• Task objective: Without the pictures, print the lines running from the beginning of the material to the line containing "from bokeh.resources import INLINE", both ends included.

• Collected material:
——————————
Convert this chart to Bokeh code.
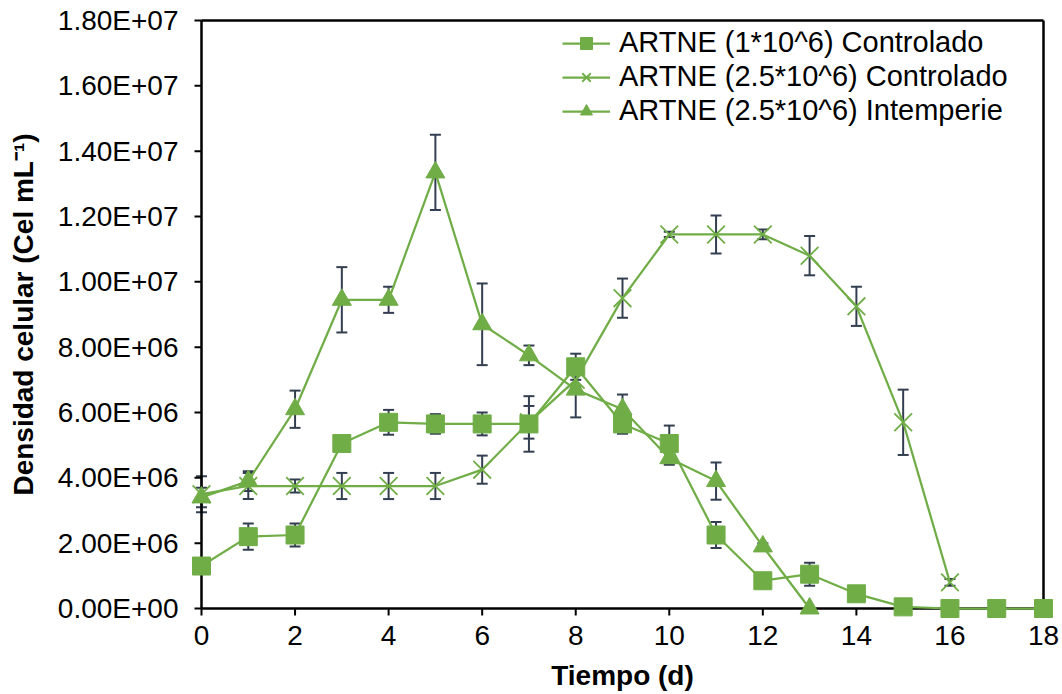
from bokeh.plotting import figure
from bokeh.models import (ColumnDataSource, Whisker, TeeHead, FixedTicker,
                          CustomJSTickFormatter, Legend, LegendItem, Range1d)
from bokeh.embed import file_html
from bokeh.resources import INLINE

# ---------------- data ----------------
days_a = list(range(19))
artne_1e6_ctrl = [1.30e6, 2.20e6, 2.25e6, 5.05e6, 5.70e6, 5.65e6, 5.65e6, 5.65e6, 7.40e6, 5.65e6,
                  5.05e6, 2.25e6, 0.85e6, 1.05e6, 0.45e6, 0.05e6, 0.0, 0.0, 0.0]
err_1e6_ctrl = [0.0, 0.40e6, 0.35e6, 0.0, 0.38e6, 0.30e6, 0.35e6, 0.85e6, 0.40e6, 0.30e6,
                0.55e6, 0.40e6, 0.0, 0.35e6, 0.10e6, 0.0, 0.0, 0.0, 0.0]

days_b = list(range(17))
artne_25e6_ctrl = [3.50e6, 3.75e6, 3.75e6, 3.75e6, 3.75e6, 3.75e6, 4.25e6, 5.70e6, 7.00e6, 9.50e6,
                   11.45e6, 11.45e6, 11.45e6, 10.80e6, 9.25e6, 5.70e6, 0.80e6]
err_25e6_ctrl = [0.55e6, 0.40e6, 0.20e6, 0.40e6, 0.40e6, 0.40e6, 0.43e6, 0.50e6, 0.20e6, 0.60e6,
                 0.08e6, 0.58e6, 0.15e6, 0.60e6, 0.60e6, 1.00e6, 0.10e6]

days_c = list(range(14))
artne_25e6_int = [3.40e6, 3.90e6, 6.10e6, 9.45e6, 9.45e6, 13.35e6, 8.70e6, 7.75e6, 6.70e6, 6.10e6,
                  4.60e6, 3.90e6, 1.90e6, 0.0]
err_25e6_int = [0.30e6, 0.30e6, 0.57e6, 1.00e6, 0.40e6, 1.15e6, 1.25e6, 0.30e6, 0.85e6, 0.45e6,
                0.20e6, 0.57e6, 0.10e6, 0.0]

labels = ["ARTNE (1*10^6) Controlado", "ARTNE (2.5*10^6) Controlado", "ARTNE (2.5*10^6) Intemperie"]
x_ticks = [0, 2, 4, 6, 8, 10, 12, 14, 16, 18]
y_ticks = [0, 2e6, 4e6, 6e6, 8e6, 1e7, 1.2e7, 1.4e7, 1.6e7, 1.8e7]
x_title = "Tiempo (d)"
y_title = "Densidad celular (Cel mL\u207b\u00b9)"

# ---------------- style / layout ----------------
GREEN = "#70AD47"
ERR = "#333F50"
FONT = "Liberation Sans"
X_MIN, X_MAX = x_ticks[0], x_ticks[-1]
Y_MIN, Y_MAX = y_ticks[0], y_ticks[-1]

FR_L, FR_R, FR_T, FR_B = 189, 1055, 8, 620   # frame px (incl. padding)
PAD = 12
pxx = (FR_R - FR_L - 2 * PAD) / (X_MAX - X_MIN)
pxy = (FR_B - FR_T - 2 * PAD) / (Y_MAX - Y_MIN)
pad_x = PAD / pxx
pad_y = PAD / pxy

p = figure(width=1062, height=694,
           x_range=Range1d(X_MIN - pad_x, X_MAX + pad_x),
           y_range=Range1d(Y_MIN - pad_y, Y_MAX + pad_y),
           output_backend="svg", toolbar_location=None,
           min_border_left=FR_L, min_border_right=1062 - FR_R,
           min_border_top=FR_T, min_border_bottom=694 - FR_B)
p.grid.visible = False
p.outline_line_color = None
p.background_fill_color = "white"
p.border_fill_color = "white"

for ax in (p.xaxis, p.yaxis):
    ax.axis_line_color = None
    ax.major_tick_line_color = None
    ax.minor_tick_line_color = None
    ax.major_tick_in = 0
    ax.major_tick_out = 0
    ax.major_label_text_font = FONT
    ax.major_label_text_font_size = "28px"
    ax.major_label_text_color = "#000000"
    ax.axis_label_text_font = FONT
    ax.axis_label_text_font_size = "28px"
    ax.axis_label_text_font_style = "bold"
    ax.axis_label_text_color = "#000000"

p.xaxis.ticker = FixedTicker(ticks=x_ticks)
p.yaxis.ticker = FixedTicker(ticks=y_ticks)
p.yaxis.formatter = CustomJSTickFormatter(code="""
    var s = tick.toExponential(2).split('e');
    var e = parseInt(s[1]);
    var sign = e < 0 ? '-' : '+';
    e = Math.abs(e);
    return s[0] + 'E' + sign + (e < 10 ? '0' : '') + e;
""")
p.xaxis.major_label_standoff = 5
p.yaxis.major_label_standoff = 11
p.xaxis.axis_label = x_title
p.yaxis.axis_label = y_title
p.xaxis.axis_label_standoff = 12
p.yaxis.axis_label_standoff = 16

# frame box and axis lines (drawn in data space at the axis limits)
p.segment(x0=[X_MIN, X_MIN, X_MAX, X_MIN], y0=[Y_MIN, Y_MIN, Y_MIN, Y_MAX],
          x1=[X_MAX, X_MIN, X_MAX, X_MAX], y1=[Y_MIN, Y_MAX, Y_MAX, Y_MAX],
          line_color="#000000", line_width=2.5)
# tick marks (outside)
tlx = 7 / pxx
tly = 7 / pxy
p.segment(x0=[X_MIN - tlx] * len(y_ticks), x1=[X_MIN] * len(y_ticks), y0=y_ticks, y1=y_ticks,
          line_color="#000000", line_width=2)
p.segment(x0=x_ticks, x1=x_ticks, y0=[Y_MIN - tly] * len(x_ticks), y1=[Y_MIN] * len(x_ticks),
          line_color="#000000", line_width=2)


def add_err(days, vals, errs):
    xs = [d for d, e in zip(days, errs) if e > 0]
    up = [v + e for v, e in zip(vals, errs) if e > 0]
    lo = [v - e for v, e in zip(vals, errs) if e > 0]
    src = ColumnDataSource(dict(x=xs, upper=up, lower=lo))
    w = Whisker(base="x", upper="upper", lower="lower", source=src,
                line_color=ERR, line_width=2,
                upper_head=TeeHead(size=11, line_color=ERR, line_width=2),
                lower_head=TeeHead(size=11, line_color=ERR, line_width=2))
    p.add_layout(w)


add_err(days_c, artne_25e6_int, err_25e6_int)
add_err(days_b, artne_25e6_ctrl, err_25e6_ctrl)
add_err(days_a, artne_1e6_ctrl, err_1e6_ctrl)

# series (triangles first, squares on top)
l3 = p.line(days_c, artne_25e6_int, line_color=GREEN, line_width=2.25)
m3 = p.scatter(days_c, artne_25e6_int, marker="triangle", size=19, fill_color=GREEN, line_color=GREEN)
l2 = p.line(days_b, artne_25e6_ctrl, line_color=GREEN, line_width=2.25)
m2 = p.scatter(days_b, artne_25e6_ctrl, marker="x", size=25, line_color=GREEN, line_width=1.8)
l1 = p.line(days_a, artne_1e6_ctrl, line_color=GREEN, line_width=2.25)
m1 = p.scatter(days_a, artne_1e6_ctrl, marker="square", size=18, fill_color=GREEN, line_color=GREEN)

legend = Legend(items=[LegendItem(label=labels[0], renderers=[l1, m1]),
                       LegendItem(label=labels[1], renderers=[l2, m2]),
                       LegendItem(label=labels[2], renderers=[l3, m3])],
                location=(373, 493))
legend.background_fill_alpha = 0
legend.border_line_color = None
legend.label_text_font = FONT
legend.label_text_font_size = "29px"
legend.label_text_color = "#000000"
legend.glyph_width = 48
legend.glyph_height = 30
legend.label_height = 30
legend.label_standoff = 9
legend.spacing = 1
legend.padding = 5
legend.margin = 0
p.add_layout(legend)

open("out.html", "w").write(file_html(p, INLINE))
——————————
• Written reply:
Convert this chart to Bokeh code.
from bokeh.plotting import figure
from bokeh.models import (ColumnDataSource, Whisker, TeeHead, FixedTicker,
                          CustomJSTickFormatter, Legend, LegendItem, Range1d)
from bokeh.embed import file_html
from bokeh.resources import INLINE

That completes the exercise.